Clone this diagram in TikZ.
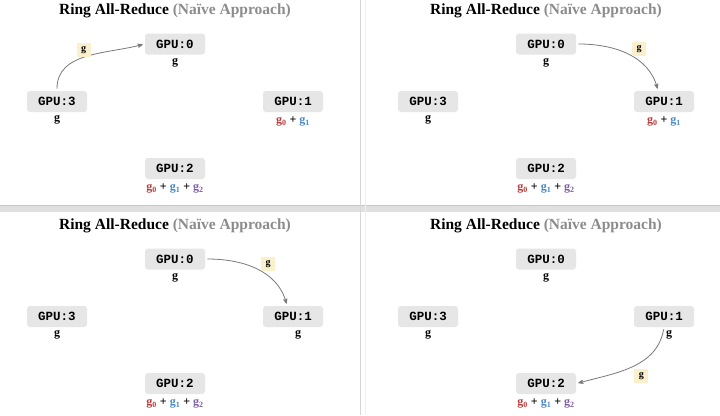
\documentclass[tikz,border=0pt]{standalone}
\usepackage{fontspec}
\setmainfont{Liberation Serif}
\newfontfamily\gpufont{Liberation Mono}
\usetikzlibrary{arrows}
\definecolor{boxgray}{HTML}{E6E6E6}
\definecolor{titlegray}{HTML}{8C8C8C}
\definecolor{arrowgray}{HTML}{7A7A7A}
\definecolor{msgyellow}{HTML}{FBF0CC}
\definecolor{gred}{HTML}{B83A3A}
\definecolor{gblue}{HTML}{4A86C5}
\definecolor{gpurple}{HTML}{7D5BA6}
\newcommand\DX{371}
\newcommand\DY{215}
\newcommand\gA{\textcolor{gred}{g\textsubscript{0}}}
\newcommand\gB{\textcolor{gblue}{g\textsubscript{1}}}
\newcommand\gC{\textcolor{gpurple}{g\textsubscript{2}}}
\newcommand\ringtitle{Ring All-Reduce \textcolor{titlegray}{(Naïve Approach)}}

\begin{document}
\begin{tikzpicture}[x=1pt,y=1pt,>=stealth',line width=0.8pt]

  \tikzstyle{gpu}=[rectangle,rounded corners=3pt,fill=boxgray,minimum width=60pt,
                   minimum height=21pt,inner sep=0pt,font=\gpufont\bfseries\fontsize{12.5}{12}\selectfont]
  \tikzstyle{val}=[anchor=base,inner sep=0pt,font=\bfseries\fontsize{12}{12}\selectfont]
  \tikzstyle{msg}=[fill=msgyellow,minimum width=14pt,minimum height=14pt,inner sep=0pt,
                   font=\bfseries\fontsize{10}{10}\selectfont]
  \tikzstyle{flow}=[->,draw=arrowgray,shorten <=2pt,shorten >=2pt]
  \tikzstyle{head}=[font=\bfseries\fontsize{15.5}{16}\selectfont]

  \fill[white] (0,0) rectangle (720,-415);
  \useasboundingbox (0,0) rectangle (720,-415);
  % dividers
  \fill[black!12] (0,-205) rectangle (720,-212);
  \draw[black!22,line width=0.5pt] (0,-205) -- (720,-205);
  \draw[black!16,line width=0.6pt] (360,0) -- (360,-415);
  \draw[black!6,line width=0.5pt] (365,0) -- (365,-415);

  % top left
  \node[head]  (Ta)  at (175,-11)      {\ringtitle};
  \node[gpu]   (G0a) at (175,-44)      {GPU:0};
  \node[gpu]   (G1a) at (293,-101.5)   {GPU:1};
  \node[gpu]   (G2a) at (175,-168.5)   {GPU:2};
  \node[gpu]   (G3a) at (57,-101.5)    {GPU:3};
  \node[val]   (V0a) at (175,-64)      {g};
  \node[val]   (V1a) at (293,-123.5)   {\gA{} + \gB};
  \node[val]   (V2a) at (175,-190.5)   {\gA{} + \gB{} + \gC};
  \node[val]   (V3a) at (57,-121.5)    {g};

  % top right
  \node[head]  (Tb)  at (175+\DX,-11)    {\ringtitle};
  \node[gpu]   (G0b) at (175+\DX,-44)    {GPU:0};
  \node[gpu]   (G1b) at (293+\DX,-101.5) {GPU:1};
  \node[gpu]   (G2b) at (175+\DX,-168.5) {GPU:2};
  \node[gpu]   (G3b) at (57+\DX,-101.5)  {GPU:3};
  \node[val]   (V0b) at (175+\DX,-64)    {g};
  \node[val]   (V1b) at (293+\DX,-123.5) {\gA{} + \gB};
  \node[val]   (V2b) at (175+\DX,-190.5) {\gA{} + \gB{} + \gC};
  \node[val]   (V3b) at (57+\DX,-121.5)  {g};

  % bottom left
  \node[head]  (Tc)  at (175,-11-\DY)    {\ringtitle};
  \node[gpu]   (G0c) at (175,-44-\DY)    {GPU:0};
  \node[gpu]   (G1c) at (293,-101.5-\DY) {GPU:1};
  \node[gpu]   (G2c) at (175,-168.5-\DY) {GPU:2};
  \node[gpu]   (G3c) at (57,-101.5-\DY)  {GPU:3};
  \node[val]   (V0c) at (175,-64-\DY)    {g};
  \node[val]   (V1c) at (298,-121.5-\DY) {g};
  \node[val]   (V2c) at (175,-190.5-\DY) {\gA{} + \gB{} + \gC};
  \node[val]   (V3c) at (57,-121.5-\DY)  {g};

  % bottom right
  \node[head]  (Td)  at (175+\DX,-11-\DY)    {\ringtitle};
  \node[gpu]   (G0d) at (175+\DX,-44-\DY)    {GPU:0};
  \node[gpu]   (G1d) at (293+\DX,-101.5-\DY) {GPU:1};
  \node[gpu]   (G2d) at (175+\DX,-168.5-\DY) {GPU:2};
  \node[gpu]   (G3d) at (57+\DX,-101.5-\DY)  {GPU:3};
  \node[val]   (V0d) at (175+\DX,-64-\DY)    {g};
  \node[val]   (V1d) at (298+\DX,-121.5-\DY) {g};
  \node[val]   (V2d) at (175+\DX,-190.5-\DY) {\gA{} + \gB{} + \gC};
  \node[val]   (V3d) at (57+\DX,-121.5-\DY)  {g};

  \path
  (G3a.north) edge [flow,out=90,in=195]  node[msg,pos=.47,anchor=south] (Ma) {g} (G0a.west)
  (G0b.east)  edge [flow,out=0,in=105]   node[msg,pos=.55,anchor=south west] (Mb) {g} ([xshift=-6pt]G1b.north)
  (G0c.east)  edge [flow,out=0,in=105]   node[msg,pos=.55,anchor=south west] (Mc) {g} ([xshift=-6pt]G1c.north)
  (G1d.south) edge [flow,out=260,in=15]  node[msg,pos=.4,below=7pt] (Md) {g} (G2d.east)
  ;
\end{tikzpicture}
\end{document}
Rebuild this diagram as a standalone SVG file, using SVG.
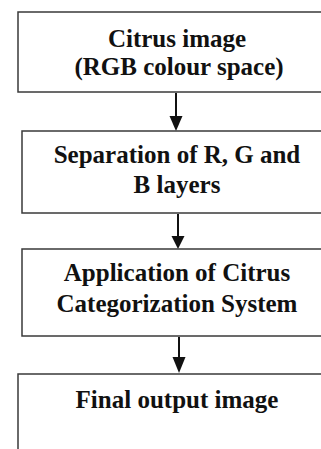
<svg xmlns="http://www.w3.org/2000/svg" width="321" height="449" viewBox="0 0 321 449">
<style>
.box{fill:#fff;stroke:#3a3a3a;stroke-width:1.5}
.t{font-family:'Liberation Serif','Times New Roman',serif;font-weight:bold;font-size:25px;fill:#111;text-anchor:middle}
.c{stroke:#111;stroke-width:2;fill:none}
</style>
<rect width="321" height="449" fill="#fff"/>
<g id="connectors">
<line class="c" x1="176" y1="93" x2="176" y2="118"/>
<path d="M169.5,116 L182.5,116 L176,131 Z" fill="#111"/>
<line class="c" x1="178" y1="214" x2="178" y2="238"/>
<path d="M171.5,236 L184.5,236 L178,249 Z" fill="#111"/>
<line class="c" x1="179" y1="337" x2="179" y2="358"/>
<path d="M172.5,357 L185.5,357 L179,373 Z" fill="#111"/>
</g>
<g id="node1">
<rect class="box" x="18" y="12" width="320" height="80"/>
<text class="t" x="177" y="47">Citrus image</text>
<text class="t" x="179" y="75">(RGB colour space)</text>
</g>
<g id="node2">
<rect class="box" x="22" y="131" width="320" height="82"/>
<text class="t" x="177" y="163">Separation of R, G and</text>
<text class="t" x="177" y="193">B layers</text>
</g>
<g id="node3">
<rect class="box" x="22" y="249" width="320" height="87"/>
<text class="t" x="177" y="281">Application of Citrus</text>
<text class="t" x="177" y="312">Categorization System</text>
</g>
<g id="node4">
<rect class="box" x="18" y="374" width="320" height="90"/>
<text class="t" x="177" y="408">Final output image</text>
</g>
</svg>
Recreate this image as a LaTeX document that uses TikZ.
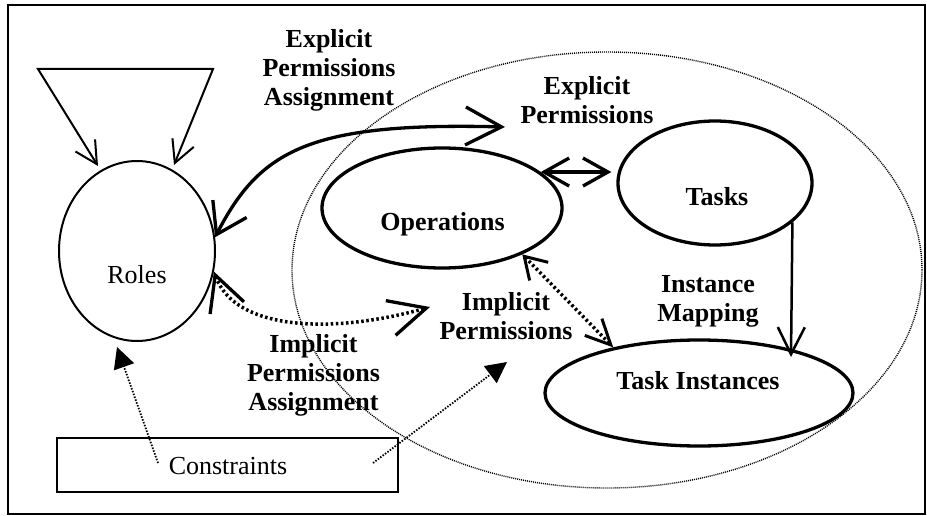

########################################

### GIVEN INSTRUCTION
From the line with "Rebuild this diagram" down to the end of the entries, retype each line exactly as written, but drop the pictures.

### ANSWER TO THIS PROBLEM
Rebuild this diagram as a standalone SVG file, using SVG.
<svg xmlns="http://www.w3.org/2000/svg" width="321" height="449" viewBox="0 0 321 449">
<style>
.box{fill:#fff;stroke:#3a3a3a;stroke-width:1.5}
.t{font-family:'Liberation Serif','Times New Roman',serif;font-weight:bold;font-size:25px;fill:#111;text-anchor:middle}
.c{stroke:#111;stroke-width:2;fill:none}
</style>
<rect width="321" height="449" fill="#fff"/>
<g id="connectors">
<line class="c" x1="176" y1="93" x2="176" y2="118"/>
<path d="M169.5,116 L182.5,116 L176,131 Z" fill="#111"/>
<line class="c" x1="178" y1="214" x2="178" y2="238"/>
<path d="M171.5,236 L184.5,236 L178,249 Z" fill="#111"/>
<line class="c" x1="179" y1="337" x2="179" y2="358"/>
<path d="M172.5,357 L185.5,357 L179,373 Z" fill="#111"/>
</g>
<g id="node1">
<rect class="box" x="18" y="12" width="320" height="80"/>
<text class="t" x="177" y="47">Citrus image</text>
<text class="t" x="179" y="75">(RGB colour space)</text>
</g>
<g id="node2">
<rect class="box" x="22" y="131" width="320" height="82"/>
<text class="t" x="177" y="163">Separation of R, G and</text>
<text class="t" x="177" y="193">B layers</text>
</g>
<g id="node3">
<rect class="box" x="22" y="249" width="320" height="87"/>
<text class="t" x="177" y="281">Application of Citrus</text>
<text class="t" x="177" y="312">Categorization System</text>
</g>
<g id="node4">
<rect class="box" x="18" y="374" width="320" height="90"/>
<text class="t" x="177" y="408">Final output image</text>
</g>
</svg>
Recreate this image as a LaTeX document that uses TikZ.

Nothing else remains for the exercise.